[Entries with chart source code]
****

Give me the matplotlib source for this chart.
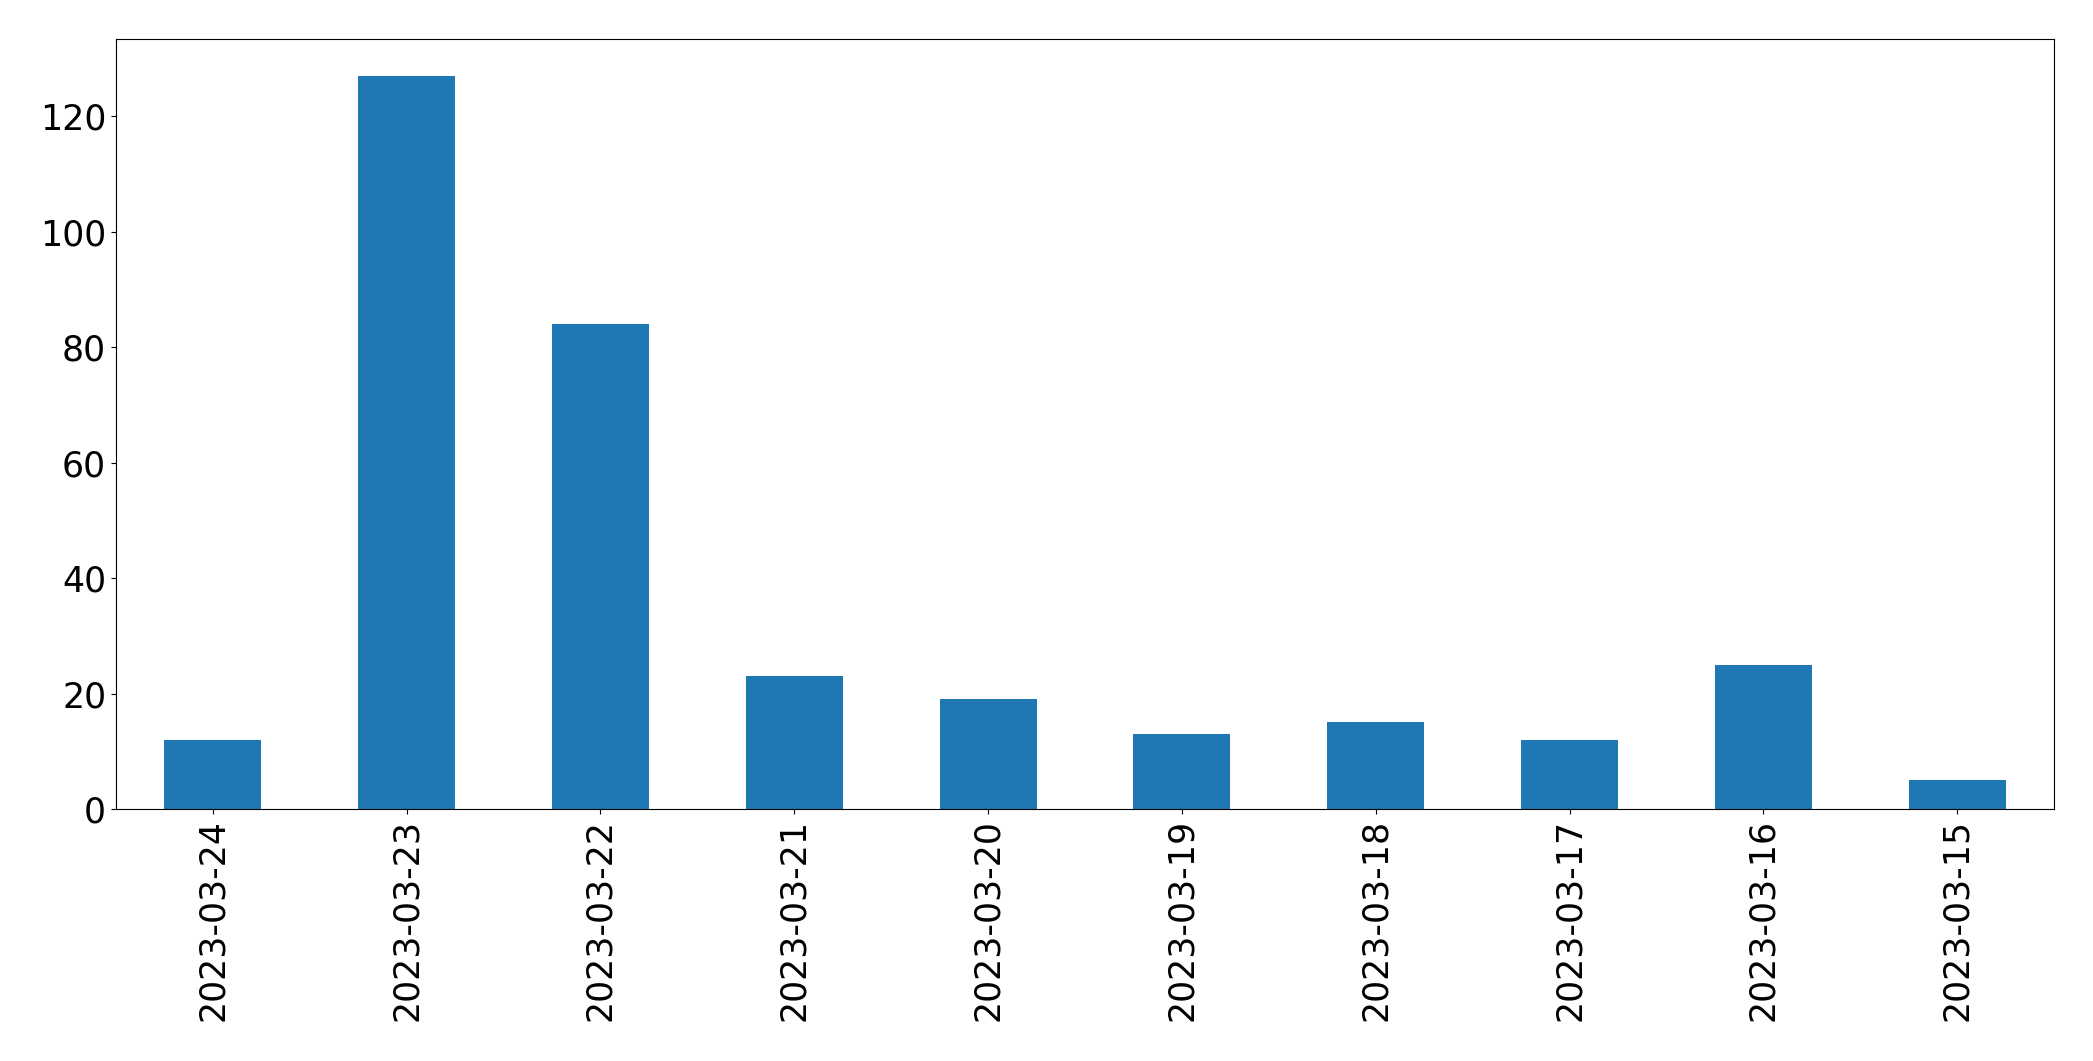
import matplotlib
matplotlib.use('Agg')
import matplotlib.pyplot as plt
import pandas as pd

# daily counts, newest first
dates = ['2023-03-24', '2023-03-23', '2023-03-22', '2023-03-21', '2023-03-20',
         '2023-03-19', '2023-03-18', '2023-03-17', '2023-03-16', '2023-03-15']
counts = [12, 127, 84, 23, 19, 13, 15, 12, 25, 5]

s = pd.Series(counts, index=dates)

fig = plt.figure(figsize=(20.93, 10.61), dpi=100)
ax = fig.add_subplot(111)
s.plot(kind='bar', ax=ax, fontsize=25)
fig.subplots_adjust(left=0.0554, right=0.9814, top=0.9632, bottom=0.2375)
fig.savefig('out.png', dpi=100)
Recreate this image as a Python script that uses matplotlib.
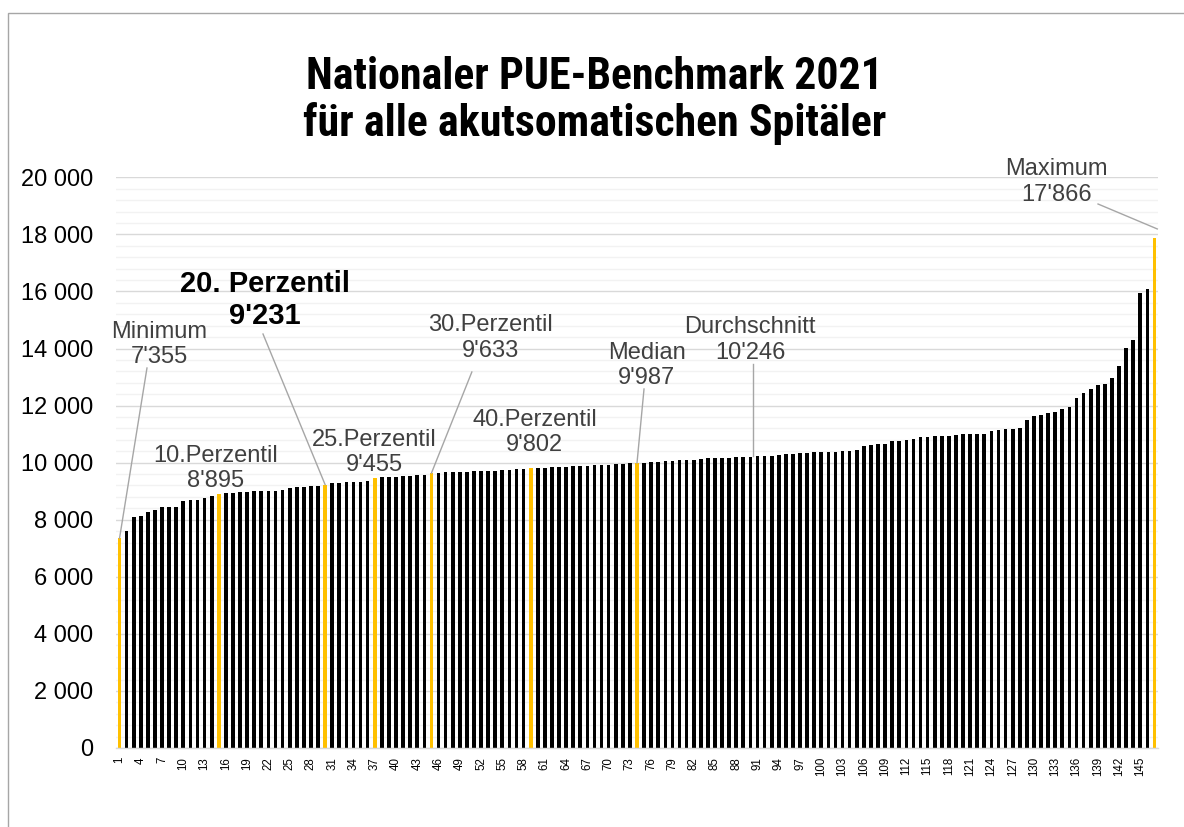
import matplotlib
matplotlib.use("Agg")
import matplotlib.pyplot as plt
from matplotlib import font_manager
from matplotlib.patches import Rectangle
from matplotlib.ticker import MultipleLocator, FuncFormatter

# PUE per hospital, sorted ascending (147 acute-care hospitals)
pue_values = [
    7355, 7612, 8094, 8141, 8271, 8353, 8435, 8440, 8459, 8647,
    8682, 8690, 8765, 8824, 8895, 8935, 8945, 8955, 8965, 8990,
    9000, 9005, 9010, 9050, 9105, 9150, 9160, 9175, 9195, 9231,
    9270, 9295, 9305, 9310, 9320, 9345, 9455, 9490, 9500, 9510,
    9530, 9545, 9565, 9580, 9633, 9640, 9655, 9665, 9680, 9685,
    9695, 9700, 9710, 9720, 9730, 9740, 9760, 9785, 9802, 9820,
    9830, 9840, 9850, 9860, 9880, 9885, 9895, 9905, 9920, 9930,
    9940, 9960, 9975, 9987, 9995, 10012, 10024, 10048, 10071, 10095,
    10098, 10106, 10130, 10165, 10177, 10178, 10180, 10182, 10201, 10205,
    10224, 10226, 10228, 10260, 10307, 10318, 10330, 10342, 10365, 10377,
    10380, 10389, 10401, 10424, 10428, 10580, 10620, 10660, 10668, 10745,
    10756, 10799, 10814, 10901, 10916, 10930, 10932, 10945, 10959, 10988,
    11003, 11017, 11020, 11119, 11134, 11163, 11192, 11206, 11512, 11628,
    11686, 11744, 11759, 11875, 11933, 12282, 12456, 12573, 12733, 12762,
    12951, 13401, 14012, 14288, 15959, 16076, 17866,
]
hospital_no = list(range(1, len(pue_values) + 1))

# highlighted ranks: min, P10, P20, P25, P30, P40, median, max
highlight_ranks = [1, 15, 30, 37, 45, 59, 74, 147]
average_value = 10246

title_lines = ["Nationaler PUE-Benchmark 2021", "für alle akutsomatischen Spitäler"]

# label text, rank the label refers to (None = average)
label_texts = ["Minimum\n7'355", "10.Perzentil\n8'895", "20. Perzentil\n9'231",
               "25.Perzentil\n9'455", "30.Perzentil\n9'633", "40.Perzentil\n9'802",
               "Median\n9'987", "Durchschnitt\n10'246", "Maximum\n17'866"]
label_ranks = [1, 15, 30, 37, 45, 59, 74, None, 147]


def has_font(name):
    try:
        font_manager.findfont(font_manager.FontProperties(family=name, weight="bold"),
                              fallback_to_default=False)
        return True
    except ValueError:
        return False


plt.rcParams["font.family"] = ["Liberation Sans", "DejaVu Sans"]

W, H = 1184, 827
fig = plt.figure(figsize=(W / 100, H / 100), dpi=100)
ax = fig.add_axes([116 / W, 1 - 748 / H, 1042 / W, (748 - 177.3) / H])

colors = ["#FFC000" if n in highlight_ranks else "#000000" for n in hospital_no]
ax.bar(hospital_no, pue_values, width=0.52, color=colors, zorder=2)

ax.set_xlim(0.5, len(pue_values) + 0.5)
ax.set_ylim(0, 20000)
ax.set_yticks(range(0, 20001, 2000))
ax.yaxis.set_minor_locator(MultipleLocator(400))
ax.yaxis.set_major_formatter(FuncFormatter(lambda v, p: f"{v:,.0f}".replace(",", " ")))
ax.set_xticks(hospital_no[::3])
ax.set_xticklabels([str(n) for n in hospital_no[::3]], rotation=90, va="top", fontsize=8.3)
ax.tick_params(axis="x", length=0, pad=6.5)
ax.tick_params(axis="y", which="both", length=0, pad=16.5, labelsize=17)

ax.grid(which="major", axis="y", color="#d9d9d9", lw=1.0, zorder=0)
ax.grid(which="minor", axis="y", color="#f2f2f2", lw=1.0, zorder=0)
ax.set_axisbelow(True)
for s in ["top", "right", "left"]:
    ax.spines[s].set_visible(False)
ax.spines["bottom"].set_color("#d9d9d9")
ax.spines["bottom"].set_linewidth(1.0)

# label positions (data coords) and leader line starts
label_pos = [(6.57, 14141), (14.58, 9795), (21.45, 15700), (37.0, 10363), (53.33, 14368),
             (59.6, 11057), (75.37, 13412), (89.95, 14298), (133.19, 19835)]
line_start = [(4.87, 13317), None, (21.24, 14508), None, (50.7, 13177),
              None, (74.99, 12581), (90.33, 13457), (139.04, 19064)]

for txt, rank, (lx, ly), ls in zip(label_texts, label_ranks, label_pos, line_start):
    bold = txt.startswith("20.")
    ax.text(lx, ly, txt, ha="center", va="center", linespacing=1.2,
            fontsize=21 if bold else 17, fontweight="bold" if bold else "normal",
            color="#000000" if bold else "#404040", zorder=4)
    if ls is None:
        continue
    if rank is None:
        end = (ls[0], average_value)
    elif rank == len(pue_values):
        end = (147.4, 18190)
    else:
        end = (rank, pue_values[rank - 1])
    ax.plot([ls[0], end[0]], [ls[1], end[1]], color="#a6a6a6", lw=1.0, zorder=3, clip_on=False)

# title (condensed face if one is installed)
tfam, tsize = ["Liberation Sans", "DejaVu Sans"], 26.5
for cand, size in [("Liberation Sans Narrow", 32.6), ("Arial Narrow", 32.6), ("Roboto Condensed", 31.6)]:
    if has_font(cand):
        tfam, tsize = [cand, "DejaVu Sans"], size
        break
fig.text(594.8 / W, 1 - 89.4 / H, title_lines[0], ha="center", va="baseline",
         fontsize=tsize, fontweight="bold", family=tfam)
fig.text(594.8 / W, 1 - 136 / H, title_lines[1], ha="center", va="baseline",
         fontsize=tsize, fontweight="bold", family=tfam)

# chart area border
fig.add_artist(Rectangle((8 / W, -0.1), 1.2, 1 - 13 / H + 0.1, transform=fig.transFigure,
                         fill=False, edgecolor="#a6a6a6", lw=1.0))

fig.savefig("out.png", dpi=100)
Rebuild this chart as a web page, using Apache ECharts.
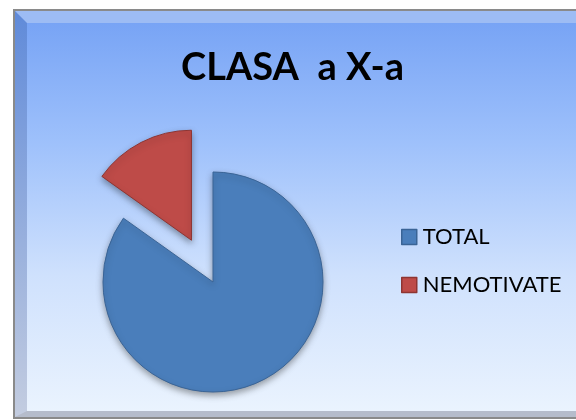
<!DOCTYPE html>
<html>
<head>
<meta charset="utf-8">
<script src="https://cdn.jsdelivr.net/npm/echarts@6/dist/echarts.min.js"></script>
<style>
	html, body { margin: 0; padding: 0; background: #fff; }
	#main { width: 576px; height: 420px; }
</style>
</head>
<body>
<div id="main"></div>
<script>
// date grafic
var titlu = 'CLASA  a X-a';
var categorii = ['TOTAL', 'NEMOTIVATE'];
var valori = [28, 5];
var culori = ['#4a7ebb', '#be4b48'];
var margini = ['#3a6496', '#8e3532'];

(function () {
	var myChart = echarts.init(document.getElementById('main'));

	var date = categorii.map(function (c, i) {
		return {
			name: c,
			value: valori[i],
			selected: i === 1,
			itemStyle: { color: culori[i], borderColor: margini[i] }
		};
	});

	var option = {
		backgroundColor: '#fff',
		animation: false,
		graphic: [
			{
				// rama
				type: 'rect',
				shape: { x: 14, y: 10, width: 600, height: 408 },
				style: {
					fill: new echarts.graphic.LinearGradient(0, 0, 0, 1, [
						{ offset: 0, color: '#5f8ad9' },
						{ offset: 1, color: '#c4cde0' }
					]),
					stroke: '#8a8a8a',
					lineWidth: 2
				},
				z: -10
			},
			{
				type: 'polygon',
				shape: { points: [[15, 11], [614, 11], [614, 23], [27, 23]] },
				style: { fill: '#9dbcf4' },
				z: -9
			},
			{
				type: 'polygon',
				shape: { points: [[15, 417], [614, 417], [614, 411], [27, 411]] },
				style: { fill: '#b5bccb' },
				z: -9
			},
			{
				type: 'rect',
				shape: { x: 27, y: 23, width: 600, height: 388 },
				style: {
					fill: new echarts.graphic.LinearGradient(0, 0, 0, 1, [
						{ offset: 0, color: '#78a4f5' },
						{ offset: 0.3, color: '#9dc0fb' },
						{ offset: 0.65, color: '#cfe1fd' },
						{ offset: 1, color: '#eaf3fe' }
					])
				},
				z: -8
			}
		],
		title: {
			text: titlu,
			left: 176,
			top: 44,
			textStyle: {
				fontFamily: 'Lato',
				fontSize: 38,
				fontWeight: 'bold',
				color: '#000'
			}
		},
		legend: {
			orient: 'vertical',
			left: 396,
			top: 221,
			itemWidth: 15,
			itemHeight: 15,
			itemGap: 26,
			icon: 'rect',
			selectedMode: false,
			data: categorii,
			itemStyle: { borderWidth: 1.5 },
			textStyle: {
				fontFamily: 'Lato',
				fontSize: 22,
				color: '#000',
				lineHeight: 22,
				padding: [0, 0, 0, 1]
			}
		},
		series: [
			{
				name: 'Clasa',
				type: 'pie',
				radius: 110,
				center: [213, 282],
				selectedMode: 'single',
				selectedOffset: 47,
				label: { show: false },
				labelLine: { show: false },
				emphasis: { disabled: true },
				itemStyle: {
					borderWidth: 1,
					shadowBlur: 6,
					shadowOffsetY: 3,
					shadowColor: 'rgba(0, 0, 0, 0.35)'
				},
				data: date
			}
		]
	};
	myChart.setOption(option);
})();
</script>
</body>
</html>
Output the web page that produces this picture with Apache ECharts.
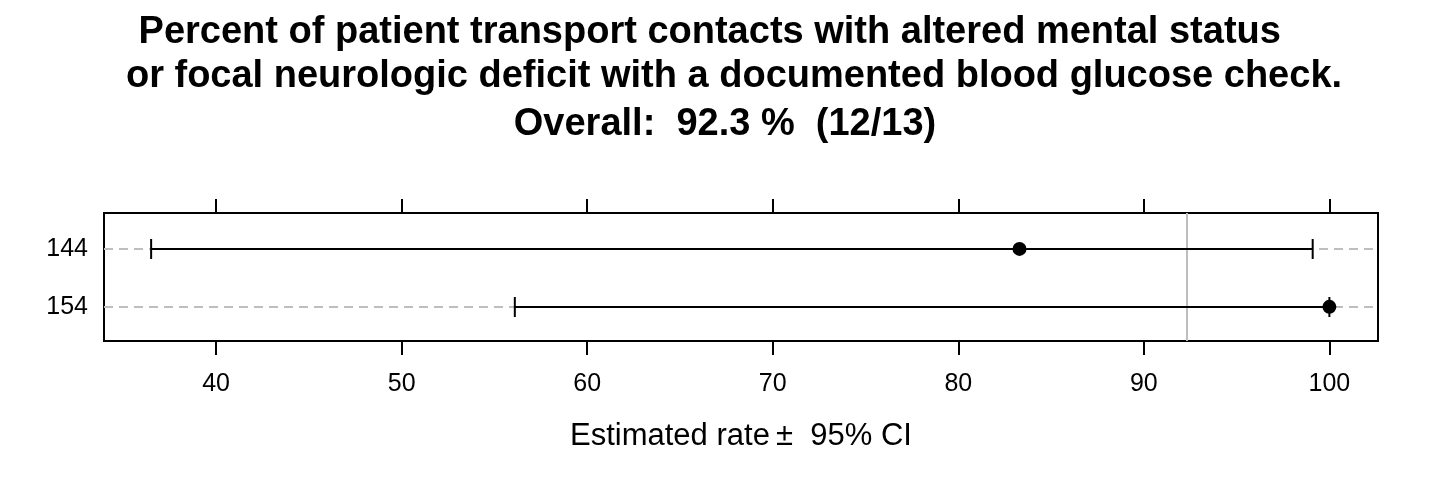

****

• EXERCISE DESCRIPTION
Set down, without pictures, the lines between the line holding "Rebuild this chart" and the line holding "var margini = ['#3a6496', '#8e3532'];", both inclusive.

• RESPONSE TO THE EXERCISE
Rebuild this chart as a web page, using Apache ECharts.
<!DOCTYPE html>
<html>
<head>
<meta charset="utf-8">
<script src="https://cdn.jsdelivr.net/npm/echarts@6/dist/echarts.min.js"></script>
<style>
	html, body { margin: 0; padding: 0; background: #fff; }
	#main { width: 576px; height: 420px; }
</style>
</head>
<body>
<div id="main"></div>
<script>
// date grafic
var titlu = 'CLASA  a X-a';
var categorii = ['TOTAL', 'NEMOTIVATE'];
var valori = [28, 5];
var culori = ['#4a7ebb', '#be4b48'];
var margini = ['#3a6496', '#8e3532'];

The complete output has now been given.